日頃から旬のトレンドを取り入れることや、食品に対する知識に自信がある場合には、調理スタッフや商品開発の部門で力を発揮しやすい。また最近では、消費者の注目を集めるキャンペーンやフェアを実施するために、SNSを活用できる視野の広さも重宝されるだろう。
もっと飲食業の職種について深く知りたい場合は?
飲食業界についてさらに深く知りたい場合には、その道のプロフェッショナルに聞くのが一番と言える。具体的には、以下の通りだ。
・実際に働いている人に話を聞く
・訪れた飲食店の様子を見る
・飲食店の経営者や関係者のインタビュー記事を読む
・運営企業や店舗のHPや口コミサイト、TwitterなどのSNSを確認する
自分が将来的に目標としている職種、もしくはそれに近い職場の方に話を聞くのがもっとも確実だ。実際に仕事をしている人の生の声を聞くことで、どんな仕事内容なのかイメージしやすくなる。

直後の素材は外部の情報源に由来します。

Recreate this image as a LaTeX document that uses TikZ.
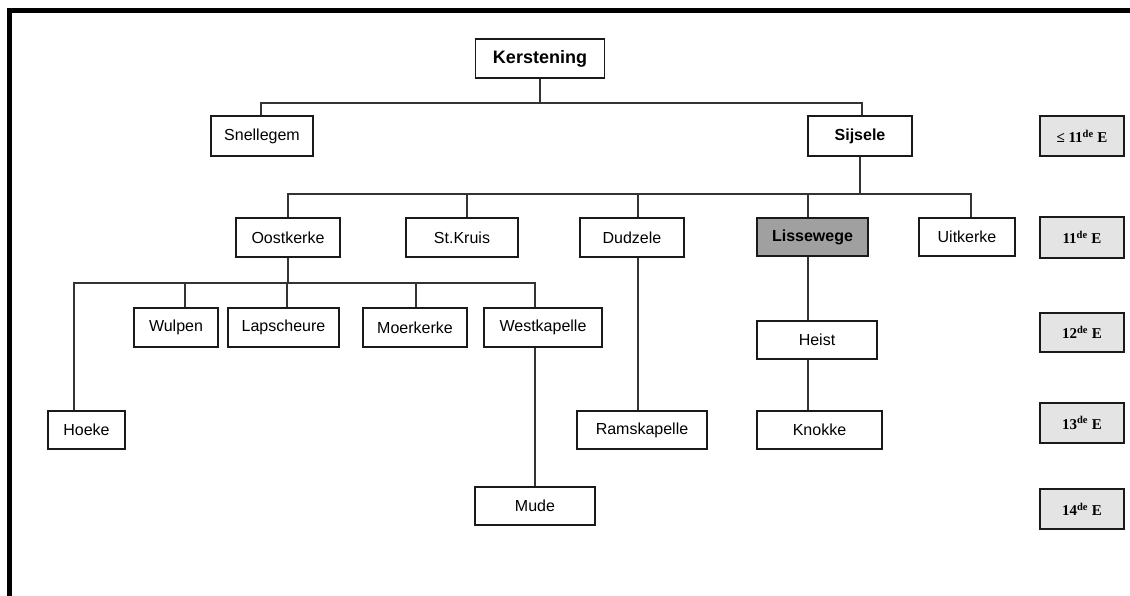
\documentclass[tikz,border=0pt]{standalone}
\usepackage{fontspec}
\setmainfont{Liberation Sans}
\newfontfamily\timesf{Liberation Serif}
\definecolor{linec}{HTML}{333333}
\definecolor{boxc}{HTML}{1A1A1A}
\definecolor{lgray}{HTML}{E4E4E4}
\definecolor{mgray}{HTML}{A0A0A0}
\begin{document}
\begin{tikzpicture}[x=1pt,y=-1pt,
  box/.style={draw=boxc, line width=1.3pt, fill=white, inner sep=0pt, minimum height=39pt, font=\fontsize{16}{18}\selectfont},
  bbox/.style={box, font=\fontsize{16}{18}\selectfont\bfseries},
  tbox/.style={box, fill=lgray, minimum width=84pt, minimum height=40pt, font=\fontsize{15}{17}\timesf\bfseries},
  conn/.style={draw=linec, line width=1.3pt}]
\useasboundingbox (0,0) rectangle (1130,595);
\fill[white] (0,0) rectangle (1130,595);
% frame
\draw[line width=5pt, black] (9.5,600) -- (9.5,10.5) -- (1135,10.5);

% bus coordinates
\coordinate (b1) at (540,103);
\coordinate (b2) at (860,194);
\coordinate (b3) at (288,283);
\coordinate (xkruis) at (467,0);
\coordinate (xdud) at (638,0);
\coordinate (xliss) at (808,0);
\coordinate (xhoeke) at (74,0);
\coordinate (xwulp) at (185,0);
\coordinate (xlaps) at (287,0);
\coordinate (xmoer) at (416,0);
\coordinate (xwest) at (535,0);
\coordinate (xuit) at (971,0);
\coordinate (xsijs) at (862,0);
\coordinate (xsnel) at (261,0);

% nodes
\node[box, minimum width=129pt, font=\fontsize{18}{20}\selectfont\bfseries] (kers) at (540,58.5) {Kerstening};
\node[box, minimum width=102pt, minimum height=40pt] (snel) at (262,136) {Snellegem};
\node[bbox, minimum width=104pt, minimum height=40pt] (sijs) at (860,136) {Sijsele};
\node[tbox] (t0) at (1082,136) {≤ 11\textsuperscript{de} E};

\node[box, minimum width=104pt] (oost) at (288,237.5) {Oostkerke};
\node[box, minimum width=112pt] (kruis) at (462,237.5) {St.Kruis};
\node[box, minimum width=104pt] (dud) at (632,237.5) {Dudzele};
\node[bbox, fill=mgray, minimum width=111pt, minimum height=38pt] (liss) at (812.5,237) {Lissewege};
\node[box, minimum width=96pt, minimum height=38pt] (uit) at (967,237) {Uitkerke};
\node[tbox, minimum height=41pt] (t1) at (1082,237.5) {11\textsuperscript{de} E};

\node[box, minimum width=84pt] (wulp) at (176,327.5) {Wulpen};
\node[box, minimum width=111pt] (laps) at (283.5,327.5) {Lapscheure};
\node[box, minimum width=104pt] (moer) at (415,327.5) {Moerkerke};
\node[box, minimum width=118pt] (west) at (543,327.5) {Westkapelle};
\node[box, minimum width=120pt, minimum height=38pt] (heist) at (817,340) {Heist};
\node[tbox, minimum height=39pt] (t2) at (1082,332.5) {12\textsuperscript{de} E};

\node[box, minimum width=77pt, minimum height=38pt] (hoeke) at (86.5,430) {Hoeke};
\node[box, minimum width=130pt, minimum height=38pt] (rams) at (642,430) {Ramskapelle};
\node[box, minimum width=125pt, minimum height=38pt] (knok) at (819.5,430) {Knokke};
\node[tbox] (t3) at (1082,423) {13\textsuperscript{de} E};

\node[box, minimum width=120pt, minimum height=38pt] (mude) at (535,506) {Mude};
\node[tbox] (t4) at (1082,509) {14\textsuperscript{de} E};

% connectors level 1
\draw[conn] (kers.south) -- (kers.south |- b1);
\draw[conn] (xsnel |- snel.north) -- (xsnel |- b1) -- (xsijs |- b1) -- (xsijs |- sijs.north);
% level 2
\draw[conn] (sijs.south) -- (sijs.south |- b2);
\draw[conn] (oost.north) -- (oost.north |- b2) -- (xuit |- b2) -- (xuit |- uit.north);
\draw[conn] (xkruis |- b2) -- (xkruis |- kruis.north);
\draw[conn] (xdud |- b2) -- (xdud |- dud.north);
\draw[conn] (xliss |- b2) -- (xliss |- liss.north);
% level 3
\draw[conn] (oost.south) -- (oost.south |- b3);
\draw[conn] (xhoeke |- hoeke.north) -- (xhoeke |- b3) -- (xwest |- b3) -- (xwest |- west.north);
\draw[conn] (xwulp |- b3) -- (xwulp |- wulp.north);
\draw[conn] (xlaps |- b3) -- (xlaps |- laps.north);
\draw[conn] (xmoer |- b3) -- (xmoer |- moer.north);
% deeper
\draw[conn] (xwest |- west.south) -- (xwest |- mude.north);
\draw[conn] (xdud |- dud.south) -- (xdud |- rams.north);
\draw[conn] (xliss |- liss.south) -- (xliss |- heist.north);
\draw[conn] (xliss |- heist.south) -- (xliss |- knok.north);
\end{tikzpicture}
\end{document}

また飲食経営者や商品開発者を目指している場合、直接話を聞くのはなかなか難易度が高い。そうした際には、Web上などで掲載されているインタビュー記事を読むのも良いだろう。飲食店の店舗アカウントや従業員がSNSで情報発信している例も挙げられる。
関連記事:外食企業のインタビュー一覧
学生であれば、インターンシップなどで実際に職場へ訪問・体験することが可能だ。就職する前に貴重な経験を得ることができるため、積極的に行動しよう。
飲食業界で自分に合う業種を見つけよう
飲食業界で働くことに対して「労働環境が厳しい」「報酬や待遇が良くない」「休みが取りにくい」といったイメージを持っている方も多い。しかしそれでも業界内で働く人がいるのは、それ以上のやりがいを見つけたり、そこでしか得られない経験を積めたり、自身のキャリアに繋がるようなメリットがあるからだ。
競合が多く経営手腕などが求められる面もあるため、幅広い知識やノウハウが求められるだろう。しかしその分、自身の努力次第で社内での昇格や独立といったチャンスが広がっている。
特に新卒や転職などで飲食業界へ就職する際には、事前のリサーチや正しい知識を持っておきたい。自分の夢や目標がある場合、しっかりとしたキャリアプランを持つことが成功へのカギとなるだろう。